Calculate the odds ratio to determine the magnitude of the difference in performance between these two grades of polls.

Instructions

  • Calculate the odds that a grade C- poll predicts the correct winner. Save this result to a variable called odds_C.
  • Calculate the odds that a grade A- poll predicts the correct winner. Save this result to a variable called odds_A. -Calculate the odds ratio that tells us how many times larger the odds of a grade A- poll is at predicting the winner than a grade C- poll.
## [1] 0.6554539
  1. Significance
    We did not find meaningful differences between the poll results from grade A- and grade C- polls in this subset of the data, which only contains polls for about a week before the election. Imagine we expanded our analysis to include all election polls and we repeat our analysis. In this hypothetical scenario, we get that the p-value for the difference in prediction success if 0.0015 and the odds ratio describing the effect size of the performance of grade A- over grade B- polls is 1.07.

Based on what we learned in the last section, which statement reflects the best interpretation of this result?

Possible Answers

A. The p-value is below 0.05, so there is a significant difference.

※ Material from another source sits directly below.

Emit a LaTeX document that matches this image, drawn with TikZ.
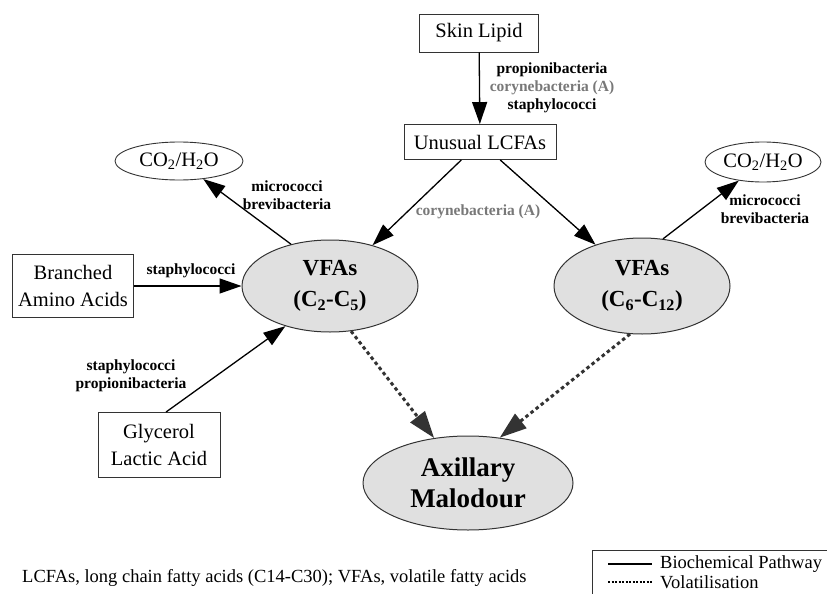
\documentclass[tikz,border=0pt]{standalone}
\usepackage{fontspec}
\setmainfont{Liberation Serif}
\usetikzlibrary{arrows.meta,shapes.geometric}
\definecolor{ovalgrey}{RGB}{224,224,224}
\definecolor{linegrey}{RGB}{51,51,51}
\definecolor{corygrey}{RGB}{120,120,120}
\newcommand{\boxfont}{\fontsize{20.5}{27}\selectfont}
\newcommand{\labfont}{\fontsize{15.5}{18}\selectfont\bfseries}
\newcommand{\vfafont}{\fontsize{23}{31}\selectfont\bfseries}
\newcommand{\malfont}{\fontsize{27}{31}\selectfont\bfseries}
\newcommand{\notefont}{\fontsize{18.5}{20}\selectfont}
\tikzset{
  src/.style={draw=linegrey, line width=0.9pt, inner sep=0pt, align=center, font=\boxfont},
  co2/.style={ellipse, draw=linegrey, line width=0.9pt, inner sep=0pt, font=\boxfont},
  vfa/.style={ellipse, draw=linegrey, fill=ovalgrey, line width=1pt, inner sep=0pt, align=center},
  bio/.style={-{Triangle[length=22pt,width=15pt]}, line width=1.3pt, black},
  vol/.style={-{Triangle[length=27pt,width=18pt]}, line width=3pt, linegrey, dash pattern=on 3.5pt off 3pt},
  lab/.style={align=center, font=\labfont, inner sep=0pt}
}

\begin{document}
\begin{tikzpicture}[x=1pt, y=-1pt]
	\useasboundingbox (0,0) rectangle (827,594);
	% sources and intermediates
	\node[src, minimum width=119pt, minimum height=38pt] (skin) at (479,33) {Skin Lipid};
	\node[src, minimum width=152pt, minimum height=35pt] (lcfa) at (480,142) {Unusual LCFAs};
	\node[src, minimum width=121pt, minimum height=63pt] (amino) at (73,286) {Branched\\Amino Acids};
	\node[src, minimum width=122pt, minimum height=65pt] (glyc) at (159,445) {Glycerol\\Lactic Acid};
	\node[co2, minimum width=128pt, minimum height=38pt] (co2L) at (179,161) {CO\textsubscript{2}/H\textsubscript{2}O};
	\node[co2, minimum width=116pt, minimum height=40pt] (co2R) at (763,162) {CO\textsubscript{2}/H\textsubscript{2}O};
	\node[vfa, font=\vfafont, minimum width=176pt, minimum height=92pt] (vfaL) at (330,286) {VFAs\\(C\textsubscript{2}-C\textsubscript{5})};
	\node[vfa, font=\vfafont, minimum width=176pt, minimum height=96pt] (vfaR) at (642,286) {VFAs\\(C\textsubscript{6}-C\textsubscript{12})};
	\node[vfa, font=\malfont, minimum width=210pt, minimum height=94pt] (ax) at (468,483) {Axillary\\Malodour};

	% pathways
	\draw[bio] (skin) -- (lcfa);
	\draw[bio] (lcfa) -- (vfaL);
	\draw[bio] (lcfa) -- (vfaR);
	\draw[bio] (vfaL.133) -- (co2L);
	\draw[bio] (vfaR.66) -- (co2R);
	\draw[bio] (amino) -- (vfaL);
	\draw[bio] (glyc.78) -- (vfaL.222);
	\draw[vol] (vfaL.295) -- (ax.127);
	\draw[vol] (vfaR.256) -- (ax.55);

	% bacteria
	\node[lab] (skinlab) at (552,88) {propionibacteria\\\textcolor{corygrey}{corynebacteria (A)}\\staphylococci};
	\node[lab, text=corygrey] (corylab) at (478,212) {corynebacteria (A)};
	\node[lab] (microL) at (287,195) {micrococci\\brevibacteria};
	\node[lab] (microR) at (765,209) {micrococci\\brevibacteria};
	\node[lab] (staphA) at (191,271) {staphylococci};
	\node[lab] (staphG) at (131,376) {staphylococci\\propionibacteria};

	% footnote and legend
	\node[anchor=west, font=\notefont, inner sep=0pt] (note) at (22,578) {LCFAs, long chain fatty acids (C14-C30); VFAs, volatile fatty acids};
	\draw[line width=1pt, linegrey] (827,550) -| (592,594);
	\coordinate (solA) at (608,564);
	\coordinate (solB) at (652,564);
	\coordinate (dotA) at (608,582);
	\coordinate (dotB) at (652,582);
	\draw[line width=2.8pt] (solA) -- (solB);
	\draw[line width=2.8pt, dash pattern=on 2pt off 1.5pt] (dotA) -- (dotB);
	\node[anchor=west, font=\notefont, inner sep=0pt] (biolab) at (660,564) {Biochemical Pathway};
	\node[anchor=west, font=\notefont, inner sep=0pt] (vollab) at (660,582) {Volatilisation};
\end{tikzpicture}
\end{document}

Grade A- polls are significantly better at predicting winners.
B. The p-value is too close to 0.05 to call this a significant difference. We do not observe a difference in performance.
C. The p-value is below 0.05, but the odds ratio is very close to 1. There is not a scientifically significant difference in performance.
D. The p-value is below 0.05 and the odds ratio indicates that grade A- polls perform significantly better than grade C- polls.